## PROBLEM TO WORK ON
Leave out all pictures. Return exactly the lines from the top of the material through the line containing "import * as".
*** DATA LINES
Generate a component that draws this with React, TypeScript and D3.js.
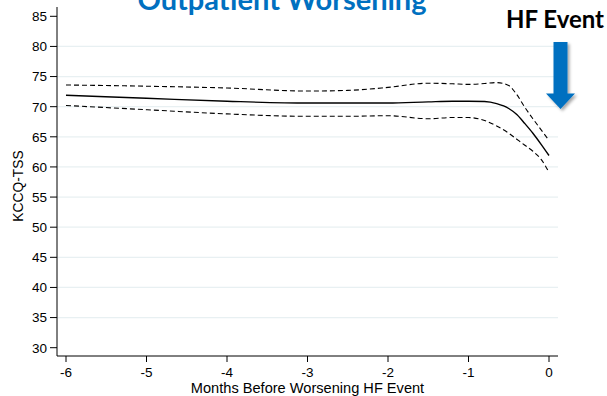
import React from "react";
import * as d3 from "d3";

const months = [-6, -5, -4, -3, -2.5, -2, -1.5, -1.2, -1, -0.8, -0.65, -0.5, -0.4, -0.3, -0.2, -0.1, 0];
const estimate = [71.9, 71.4, 70.9, 70.6, 70.6, 70.6, 70.8, 70.9, 70.9, 70.85, 70.5, 69.7, 68.7, 67.2, 65.6, 63.8, 61.9];
const upper = [73.6, 73.4, 73.1, 72.6, 72.7, 73.2, 73.9, 73.8, 73.7, 73.85, 74.0, 73.5, 72.0, 69.9, 68.0, 66.2, 64.4];
const lower = [70.2, 69.5, 68.8, 68.4, 68.4, 68.5, 68.0, 68.2, 68.2, 67.7, 66.8, 65.6, 64.6, 63.6, 62.6, 61.3, 59.1];

const yTicks = [30, 35, 40, 45, 50, 55, 60, 65, 70, 75, 80, 85];
const gridTicks = [35, 40, 45, 50, 55, 60, 65, 70, 75, 80];
const xTicks = [-6, -5, -4, -3, -2, -1, 0];

const title = "Outpatient Worsening";
const eventLabel = "HF Event";
const xLabel = "Months Before Worsening HF Event";
const yLabel = "KCCQ-TSS";

export default function App() {
  const W = 607, H = 396;
  const x = d3.scaleLinear().domain([-6, 0]).range([66, 549]);
  const y = d3.scaleLinear().domain([30, 85]).range([347.7, 16.3]);
  const axisLeft = 57, axisBottom = 356, axisRight = 558, axisTop = 7;

  const line = d3
    .line<number>()
    .x((_, i) => x(months[i]))
    .y((d) => y(d))
    .curve(d3.curveMonotoneX);

  const blue = "#0070C0";
  const font = "'Liberation Sans', Arial, sans-serif";

  return (
    <svg width={W} height={H} style={{ position: "absolute", left: 0, top: 0, background: "#fff" }}>
      <defs>
        <filter id="sh" x="-50%" y="-50%" width="200%" height="200%">
          <feDropShadow dx="2" dy="2" stdDeviation="1.5" floodColor="#000" floodOpacity="0.35" />
        </filter>
      </defs>
      <rect width={W} height={H} fill="#fff" />
      {gridTicks.map((t) => (
        <line key={t} x1={axisLeft} x2={axisRight} y1={y(t)} y2={y(t)} stroke="#e8f0f2" strokeWidth={1.2} />
      ))}
      <line x1={axisLeft} x2={axisLeft} y1={axisTop} y2={axisBottom} stroke="#000" strokeWidth={1} />
      <line x1={axisLeft} x2={axisRight} y1={axisBottom} y2={axisBottom} stroke="#000" strokeWidth={1} />
      {yTicks.map((t) => (
        <g key={t}>
          <line x1={axisLeft - 7} x2={axisLeft} y1={y(t)} y2={y(t)} stroke="#000" />
          <text x={47} y={y(t)} dy="0.36em" textAnchor="end" fontFamily={font} fontSize={13.5} fill="#000">
            {t}
          </text>
        </g>
      ))}
      {xTicks.map((t) => (
        <g key={t}>
          <line x1={x(t)} x2={x(t)} y1={axisBottom} y2={axisBottom + 6} stroke="#000" />
          <text x={x(t)} y={377} textAnchor="middle" fontFamily={font} fontSize={13.5} fill="#000">
            {t}
          </text>
        </g>
      ))}
      <text x={307.5} y={392.5} textAnchor="middle" fontFamily={font} fontSize={14.6} fill="#000">
        {xLabel}
      </text>
      <text
        transform={`translate(23,186) rotate(-90)`}
        textAnchor="middle"
        fontFamily={font}
        fontSize={13.8}
        fill="#000"
      >
        {yLabel}
      </text>

      <path d={line(upper) || ""} fill="none" stroke="#000" strokeWidth={1.1} strokeDasharray="5,3" />
      <path d={line(lower) || ""} fill="none" stroke="#000" strokeWidth={1.1} strokeDasharray="5,3" />
      <path d={line(estimate) || ""} fill="none" stroke="#000" strokeWidth={1.4} />

      <text x={282} y={10} textAnchor="middle" fontFamily="Lato, 'Open Sans', sans-serif" fontWeight="bold" fontSize={29} fill={blue}>
        {title}
      </text>
      <text x={555} y={28} textAnchor="middle" fontFamily="Lato, 'Open Sans', sans-serif" fontWeight="bold" fontSize={24} fill="#000">
        {eventLabel}
      </text>
      <path
        d="M553.5,42 L567.5,42 L567.5,93.5 L575,93.5 L560.5,109 L546,93.5 L553.5,93.5 Z"
        fill={blue}
        filter="url(#sh)"
      />
    </svg>
  );
}
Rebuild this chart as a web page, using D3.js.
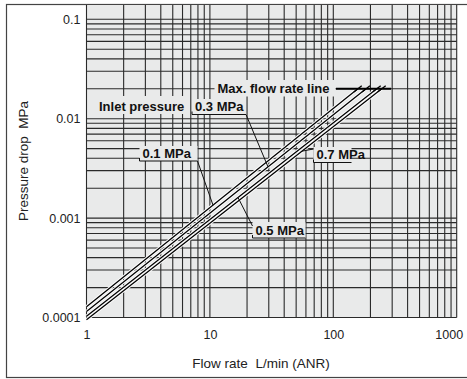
<!DOCTYPE html>
<meta charset="utf-8">
<style>
 body { margin: 0; background: #fff; }
 svg text { font-family: "Liberation Sans", Arial, sans-serif; fill: #222; white-space: pre; }
 .axis text { font-size: 12.5px; }
 .axis path, .axis line { display: none; }
 .axis-label { font-size: 13.5px; }
 .grid line { stroke: #2a2a2a; stroke-width: 1.1; }
 .note text { font-size: 13px; font-weight: bold; fill: #111; }
 .note rect { fill: #e9eaea; }
 .note path { fill: none; stroke: #111; stroke-width: 1; }
</style>
<body>
<svg width="467" height="379"></svg>
<script src="https://d3js.org/d3.v7.min.js"></script>
<script>

 // x: flow rate L/min (ANR), y: pressure drop MPa
 var flowTicks = [1, 10, 100, 1000];
 var flowTickLabels = ["1", "10", "100", "1000"];
 var dropTicks = [0.0001, 0.001, 0.01, 0.1];
 var dropTickLabels = ["0.0001", "0.001", "0.01", "0.1"];

 var pressures = ["0.1 MPa", "0.3 MPa", "0.5 MPa", "0.7 MPa"];
 var flowStart = [1, 1, 1, 1];
 var dropStart = [0.000128, 0.000115, 0.000103, 0.000095];
 var flowMax = [158, 184, 225, 247];
 var dropMax = [0.02, 0.02, 0.02, 0.02];

 var svg = d3.select("svg");

 var plotTop = 5, plotBottom = 317.5, plotLeft = 86.5, plotRight = 456.7;

 var x = d3.scaleLog().domain([1, 1000]).range([plotLeft, plotRight]);
 var y = d3.scaleLog().domain([0.0001, 0.1]).range([plotBottom, 19.3]);

 // outer frame (right edge falls just off the picture)
 svg.append("rect")
    .attr("x", 6.5).attr("y", 4.5)
    .attr("width", 462).attr("height", 373)
    .style("fill", "none").style("stroke", "#444").style("stroke-width", 1.2);

 svg.append("rect")
    .attr("x", plotLeft).attr("y", plotTop)
    .attr("width", plotRight - plotLeft).attr("height", plotBottom - plotTop)
    .style("fill", "#e9eaea");

 var grid = svg.append("g").attr("class", "grid");
 grid.selectAll(".vx").data(x.ticks())
     .enter().append("line")
     .attr("x1", d => x(d)).attr("x2", d => x(d))
     .attr("y1", plotTop).attr("y2", plotBottom);
 grid.selectAll(".hy").data(y.ticks())
     .enter().append("line")
     .attr("x1", plotLeft).attr("x2", plotRight)
     .attr("y1", d => y(d)).attr("y2", d => y(d));

 svg.append("g")
    .attr("class", "axis")
    .attr("transform", "translate(0," + plotBottom + ")")
    .call(d3.axisBottom(x).tickValues(flowTicks).tickSize(0).tickPadding(13)
          .tickFormat((d, i) => flowTickLabels[i]))
    .selectAll("text")
    .attr("dx", (d, i) => i == flowTicks.length - 1 ? -8 : 0);

 svg.append("g")
    .attr("class", "axis")
    .attr("transform", "translate(" + plotLeft + ",0)")
    .call(d3.axisLeft(y).tickValues(dropTicks).tickSize(0).tickPadding(6)
          .tickFormat((d, i) => dropTickLabels[i]));

 svg.append("text")
    .attr("class", "axis-label")
    .attr("x", 261).attr("y", 368)
    .attr("text-anchor", "middle")
    .text("Flow rate  L/min (ANR)");

 svg.append("text")
    .attr("class", "axis-label")
    .attr("transform", "translate(27.5,161) rotate(-90)")
    .attr("text-anchor", "middle")
    .text("Pressure drop  MPa");

 // curves
 var series = pressures.map(function(p, i) {
     return {name: p, pts: [[flowStart[i], dropStart[i]], [flowMax[i], dropMax[i]]]};
 });
 var line = d3.line().x(d => x(d[0])).y(d => y(d[1]));

 var curves = svg.append("g");
 curves.selectAll(".case").data(series).enter().append("path")
       .attr("d", d => line(d.pts))
       .style("fill", "none").style("stroke", "#fff").style("stroke-width", 3.2);
 curves.selectAll(".crv").data(series).enter().append("path")
       .attr("d", d => line(d.pts))
       .style("fill", "none").style("stroke", "#000").style("stroke-width", 1.3);

 // value on a curve at flow q
 function dropAt(i, q) {
     var k = Math.log(dropMax[i] / dropStart[i]) / Math.log(flowMax[i] / flowStart[i]);
     return dropStart[i] * Math.pow(q / flowStart[i], k);
 }

 // max flow rate line
 var yMax = y(dropMax[0]);
 svg.append("line")
    .attr("x1", 336).attr("x2", 391)
    .attr("y1", yMax).attr("y2", yMax)
    .style("stroke", "#000").style("stroke-width", 2);
 series.forEach(function(s, i) {
     var x0 = x(flowMax[i]), y0 = y(dropMax[i]);
     var x1 = x(flowStart[i]), y1 = y(dropStart[i]);
     var len = Math.hypot(x0 - x1, y0 - y1);
     var ux = (x0 - x1) / len, uy = (y0 - y1) / len;
     svg.append("line")
        .attr("x1", x0 - ux * 5).attr("y1", y0 - uy * 5)
        .attr("x2", x0 + ux * 5).attr("y2", y0 + uy * 5)
        .style("stroke", "#000").style("stroke-width", 1.3);
 });

 // annotations
 var notes = svg.append("g").attr("class", "note");

 function note(txt, bx, by, bw, bh, frame) {
     var g = notes.append("g");
     g.append("rect").attr("x", bx).attr("y", by).attr("width", bw).attr("height", bh);
     g.append("text").attr("x", bx + 3).attr("y", by + bh - 3.5).text(txt);
     if (frame) {
         g.append("path").attr("d", "M" + bx + "," + (by + bh - 3) + "V" + (by + bh) + "H" + (bx + bw));
     }
     return g;
 }
 function leader(xa, ya, i, q) {
     notes.append("path").attr("d", "M" + xa + "," + ya + "L" + x(q) + "," + y(dropAt(i, q)));
 }

 note("Inlet pressure", 96, 96, 93, 18, false);
 note("Max. flow rate line", 214.5, 80, 121, 16.5, false);

 note("0.3 MPa", 192, 99, 54, 15.5, true);
 leader(246, 114.5, 1, x.invert(268));

 note("0.1 MPa", 139.5, 146, 58, 15, true);
 leader(197.5, 161, 0, x.invert(213));

 note("0.5 MPa", 252.5, 222, 53, 16, true);
 leader(252.5, 226, 2, x.invert(238));

 note("0.7 MPa", 313.5, 147, 38, 15.5, true);
 leader(313.5, 149, 3, x.invert(302));

</script>
</body>
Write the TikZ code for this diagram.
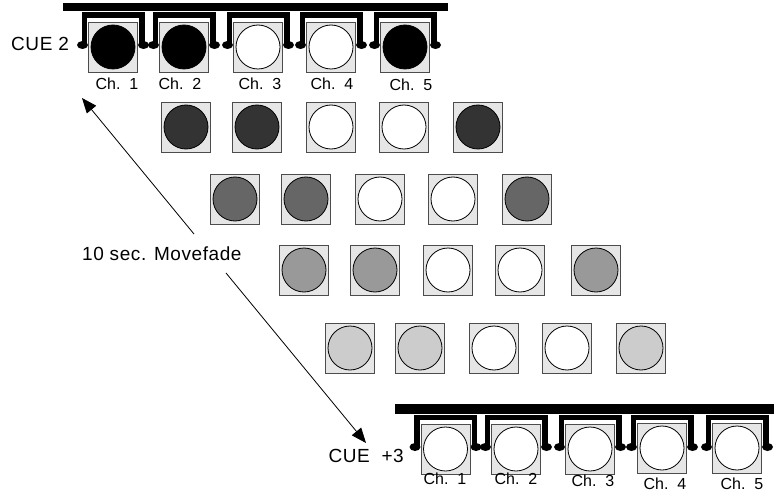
******
## THE RESULT
Generate a component that draws this with React, TypeScript and D3.js.
import React from "react";
import * as d3 from "d3";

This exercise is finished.